DATA PROVIDED:

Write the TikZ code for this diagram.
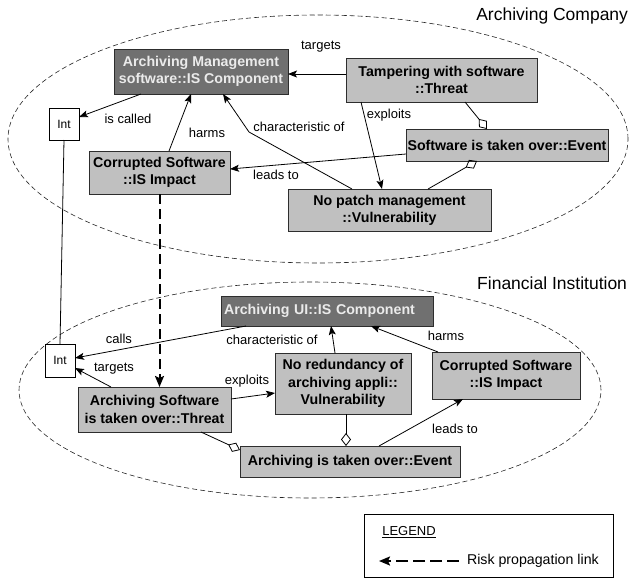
\documentclass[tikz,border=0pt]{standalone}
\usepackage{fontspec}
\setmainfont{Liberation Sans}
\usetikzlibrary{arrows.meta}

\definecolor{boxgray}{RGB}{192,192,192}
\definecolor{compgray}{RGB}{112,112,112}
\definecolor{edgegray}{RGB}{45,45,45}

\begin{document}
\begin{tikzpicture}[x=1pt,y=-1pt,
  every node/.style={inner sep=0pt, outer sep=0pt},
  elem/.style={draw=edgegray, line width=0.9pt, fill=boxgray, align=center,
    font=\fontsize{14.2}{17.3}\selectfont\bfseries},
  comp/.style={elem, fill=compgray, text=white!92!black},
  intf/.style={draw=black, line width=0.8pt, fill=white,
    font=\fontsize{12}{14}\selectfont},
  lbl/.style={font=\fontsize{13}{15}\selectfont},
  zone/.style={draw=black!85, dash pattern=on 5pt off 3pt, line width=0.6pt},
  zonetitle/.style={font=\fontsize{17.5}{20}\selectfont, anchor=east},
  rel/.style={draw=black, line width=0.8pt, -{Stealth[length=9pt,width=7pt,inset=2pt]}},
  part/.style={draw=black, line width=0.8pt, -{Diamond[open,length=13pt,width=10pt]}},
  risk/.style={draw=black, line width=2pt, dash pattern=on 10pt off 5pt,
    -{Stealth[length=11pt,width=9pt,inset=2pt]}}
]
\useasboundingbox (0,0) rectangle (629,579);

% organisation zones
\draw[zone] (318,139) ellipse [x radius=310pt, y radius=124pt];
\draw[zone] (310,390) ellipse [x radius=291pt, y radius=108pt];
\node[zonetitle] (titleA) at (628,16) {Archiving Company};
\node[zonetitle] (titleB) at (627,283) {Financial Institution};

% Archiving Company elements
\node[comp, minimum width=174pt, minimum height=45pt] (ams) at (201,71.5)
  {Archiving Management\\software::IS Component};
\node[elem, minimum width=191pt, minimum height=44pt] (tamp) at (441.5,80)
  {Tampering with software\\::Threat};
\node[intf, minimum width=30pt, minimum height=32pt] (inta) at (64,124) {Int};
\node[elem, minimum width=141pt, minimum height=43pt] (corrA) at (159.5,172.5)
  {Corrupted Software\\::IS Impact};
\node[elem, minimum width=202pt, minimum height=32pt] (eventA) at (507,145)
  {Software is taken over::Event};
\node[elem, minimum width=203pt, minimum height=42pt] (nopatch) at (389.5,210)
  {No patch management\\::Vulnerability};
\coordinate (bendA) at (249,132);

% Financial Institution elements
\node[comp, minimum height=30pt, text width=206pt, inner xsep=3pt, align=left] (ui) at (327,311)
  {Archiving UI::IS Component};
\node[intf, minimum width=30pt, minimum height=33pt] (intb) at (60,360.5) {Int};
\node[elem, minimum width=136pt, minimum height=61pt] (nored) at (343,383.5)
  {No redundancy of\\archiving appli::\\Vulnerability};
\node[elem, minimum width=148pt, minimum height=47pt] (corrB) at (506,375.5)
  {Corrupted Software\\::IS Impact};
\node[elem, minimum width=153pt, minimum height=45pt] (threatB) at (154.5,409.5)
  {Archiving Software\\is taken over::Threat};
\node[elem, minimum width=220pt, minimum height=31pt] (eventB) at (350,461.5)
  {Archiving is taken over::Event};

% relations inside Archiving Company
\draw[rel] ([yshift=6pt]tamp.west) -- ([yshift=6pt]tamp.west -| ams.east);
\draw[rel] ([xshift=27pt]ams.south west) -- ([yshift=7pt]inta.east);
\draw[rel] ([xshift=9.5pt]corrA.north) -- ([xshift=-10pt]ams.south);
\draw[rel] ([xshift=-37.5pt]nopatch.north) -- (bendA) -- ([xshift=22pt]ams.south);
\draw[rel] ([xshift=-80.5pt]tamp.south) -- ([xshift=-7.5pt]nopatch.north);
\draw[part] ([xshift=23.5pt]tamp.south) -- ([xshift=-20pt]eventA.north);
\draw[part] ([xshift=38.5pt]nopatch.north) -- ([xshift=-30pt]eventA.south);
\draw[rel] ([yshift=-9pt]eventA.west) -- ([yshift=3.5pt]corrA.east);

\node[lbl] (lTargetsA) at (321,47) {targets};
\node[lbl] (lCalledA) at (128,119) {is called};
\node[lbl] (lHarmsA) at (207,133) {harms};
\node[lbl] (lCharA) at (299,127) {characteristic of};
\node[lbl] (lExploitsA) at (389,115) {exploits};
\node[lbl] (lLeadsA) at (276,175) {leads to};

% links between the two organisations
\draw[draw=black, line width=0.8pt] (inta.south) -- (intb.north);
\draw[risk] (corrA.south) -- (corrA.south |- threatB.north);

% relations inside Financial Institution
\draw[rel] ([xshift=-81pt]ui.south) -- ([yshift=2.5pt]intb.east);
\draw[rel] ([xshift=-43.5pt]threatB.north) -- ([yshift=-7.5pt]intb.east);
\draw[rel] ([xshift=-8pt]nored.north) -- ([xshift=4pt]ui.south);
\draw[rel] ([xshift=-68pt]corrB.north) -- ([xshift=44pt]ui.south);
\draw[rel] ([yshift=10.5pt]threatB.east) -- ([yshift=-9.5pt]nored.west);
\draw[part] ([xshift=46.5pt]threatB.south) -- ([yshift=-4pt]eventB.north west);
\draw[part] ([xshift=3pt]nored.south) -- ([xshift=3pt]nored.south |- eventB.north);
\draw[rel] ([xshift=29pt]eventB.north) -- ([xshift=-43pt]corrB.south);

\node[lbl] (lCallsB) at (119,339) {calls};
\node[lbl] (lTargetsB) at (114,369) {targets};
\node[lbl] (lCharB) at (272,340) {characteristic of};
\node[lbl] (lHarmsB) at (446,336) {harms};
\node[lbl] (lExploitsB) at (247,381) {exploits};
\node[lbl] (lLeadsB) at (455,429) {leads to};

% legend
\node[draw=black, line width=0.8pt, minimum width=249pt, minimum height=63pt] (legend) at (488.5,545.5) {};
\node[lbl] (legTitle) at (409,532) {\underline{LEGEND}};
\coordinate (legFrom) at (459,561);
\coordinate (legTo) at (379,561);
\draw[draw=black, line width=2pt, dash pattern=on 12pt off 5pt,
  -{Stealth[length=11pt,width=9pt,inset=2pt]}] (legFrom) -- (legTo);
\node[lbl, anchor=west, font=\fontsize{14.2}{16}\selectfont] (legText) at (467,561) {Risk propagation link};
\end{tikzpicture}
\end{document}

PROBLEM STATEMENT: Quote each line of the listing exactly, but leave the pictures out.

TASK ANSWER:
Write the TikZ code for this diagram.
\documentclass[tikz,border=0pt]{standalone}
\usepackage{fontspec}
\setmainfont{Liberation Sans}
\usetikzlibrary{arrows.meta}

\definecolor{boxgray}{RGB}{192,192,192}
\definecolor{compgray}{RGB}{112,112,112}
\definecolor{edgegray}{RGB}{45,45,45}

\begin{document}
\begin{tikzpicture}[x=1pt,y=-1pt,
  every node/.style={inner sep=0pt, outer sep=0pt},
  elem/.style={draw=edgegray, line width=0.9pt, fill=boxgray, align=center,
    font=\fontsize{14.2}{17.3}\selectfont\bfseries},
  comp/.style={elem, fill=compgray, text=white!92!black},
  intf/.style={draw=black, line width=0.8pt, fill=white,
    font=\fontsize{12}{14}\selectfont},
  lbl/.style={font=\fontsize{13}{15}\selectfont},
  zone/.style={draw=black!85, dash pattern=on 5pt off 3pt, line width=0.6pt},
  zonetitle/.style={font=\fontsize{17.5}{20}\selectfont, anchor=east},
  rel/.style={draw=black, line width=0.8pt, -{Stealth[length=9pt,width=7pt,inset=2pt]}},
  part/.style={draw=black, line width=0.8pt, -{Diamond[open,length=13pt,width=10pt]}},
  risk/.style={draw=black, line width=2pt, dash pattern=on 10pt off 5pt,
    -{Stealth[length=11pt,width=9pt,inset=2pt]}}
]
\useasboundingbox (0,0) rectangle (629,579);

% organisation zones
\draw[zone] (318,139) ellipse [x radius=310pt, y radius=124pt];
\draw[zone] (310,390) ellipse [x radius=291pt, y radius=108pt];
\node[zonetitle] (titleA) at (628,16) {Archiving Company};
\node[zonetitle] (titleB) at (627,283) {Financial Institution};

% Archiving Company elements
\node[comp, minimum width=174pt, minimum height=45pt] (ams) at (201,71.5)
  {Archiving Management\\software::IS Component};
\node[elem, minimum width=191pt, minimum height=44pt] (tamp) at (441.5,80)
  {Tampering with software\\::Threat};
\node[intf, minimum width=30pt, minimum height=32pt] (inta) at (64,124) {Int};
\node[elem, minimum width=141pt, minimum height=43pt] (corrA) at (159.5,172.5)
  {Corrupted Software\\::IS Impact};
\node[elem, minimum width=202pt, minimum height=32pt] (eventA) at (507,145)
  {Software is taken over::Event};
\node[elem, minimum width=203pt, minimum height=42pt] (nopatch) at (389.5,210)
  {No patch management\\::Vulnerability};
\coordinate (bendA) at (249,132);

% Financial Institution elements
\node[comp, minimum height=30pt, text width=206pt, inner xsep=3pt, align=left] (ui) at (327,311)
  {Archiving UI::IS Component};
\node[intf, minimum width=30pt, minimum height=33pt] (intb) at (60,360.5) {Int};
\node[elem, minimum width=136pt, minimum height=61pt] (nored) at (343,383.5)
  {No redundancy of\\archiving appli::\\Vulnerability};
\node[elem, minimum width=148pt, minimum height=47pt] (corrB) at (506,375.5)
  {Corrupted Software\\::IS Impact};
\node[elem, minimum width=153pt, minimum height=45pt] (threatB) at (154.5,409.5)
  {Archiving Software\\is taken over::Threat};
\node[elem, minimum width=220pt, minimum height=31pt] (eventB) at (350,461.5)
  {Archiving is taken over::Event};

% relations inside Archiving Company
\draw[rel] ([yshift=6pt]tamp.west) -- ([yshift=6pt]tamp.west -| ams.east);
\draw[rel] ([xshift=27pt]ams.south west) -- ([yshift=7pt]inta.east);
\draw[rel] ([xshift=9.5pt]corrA.north) -- ([xshift=-10pt]ams.south);
\draw[rel] ([xshift=-37.5pt]nopatch.north) -- (bendA) -- ([xshift=22pt]ams.south);
\draw[rel] ([xshift=-80.5pt]tamp.south) -- ([xshift=-7.5pt]nopatch.north);
\draw[part] ([xshift=23.5pt]tamp.south) -- ([xshift=-20pt]eventA.north);
\draw[part] ([xshift=38.5pt]nopatch.north) -- ([xshift=-30pt]eventA.south);
\draw[rel] ([yshift=-9pt]eventA.west) -- ([yshift=3.5pt]corrA.east);

\node[lbl] (lTargetsA) at (321,47) {targets};
\node[lbl] (lCalledA) at (128,119) {is called};
\node[lbl] (lHarmsA) at (207,133) {harms};
\node[lbl] (lCharA) at (299,127) {characteristic of};
\node[lbl] (lExploitsA) at (389,115) {exploits};
\node[lbl] (lLeadsA) at (276,175) {leads to};

% links between the two organisations
\draw[draw=black, line width=0.8pt] (inta.south) -- (intb.north);
\draw[risk] (corrA.south) -- (corrA.south |- threatB.north);

% relations inside Financial Institution
\draw[rel] ([xshift=-81pt]ui.south) -- ([yshift=2.5pt]intb.east);
\draw[rel] ([xshift=-43.5pt]threatB.north) -- ([yshift=-7.5pt]intb.east);
\draw[rel] ([xshift=-8pt]nored.north) -- ([xshift=4pt]ui.south);
\draw[rel] ([xshift=-68pt]corrB.north) -- ([xshift=44pt]ui.south);
\draw[rel] ([yshift=10.5pt]threatB.east) -- ([yshift=-9.5pt]nored.west);
\draw[part] ([xshift=46.5pt]threatB.south) -- ([yshift=-4pt]eventB.north west);
\draw[part] ([xshift=3pt]nored.south) -- ([xshift=3pt]nored.south |- eventB.north);
\draw[rel] ([xshift=29pt]eventB.north) -- ([xshift=-43pt]corrB.south);

\node[lbl] (lCallsB) at (119,339) {calls};
\node[lbl] (lTargetsB) at (114,369) {targets};
\node[lbl] (lCharB) at (272,340) {characteristic of};
\node[lbl] (lHarmsB) at (446,336) {harms};
\node[lbl] (lExploitsB) at (247,381) {exploits};
\node[lbl] (lLeadsB) at (455,429) {leads to};

% legend
\node[draw=black, line width=0.8pt, minimum width=249pt, minimum height=63pt] (legend) at (488.5,545.5) {};
\node[lbl] (legTitle) at (409,532) {\underline{LEGEND}};
\coordinate (legFrom) at (459,561);
\coordinate (legTo) at (379,561);
\draw[draw=black, line width=2pt, dash pattern=on 12pt off 5pt,
  -{Stealth[length=11pt,width=9pt,inset=2pt]}] (legFrom) -- (legTo);
\node[lbl, anchor=west, font=\fontsize{14.2}{16}\selectfont] (legText) at (467,561) {Risk propagation link};
\end{tikzpicture}
\end{document}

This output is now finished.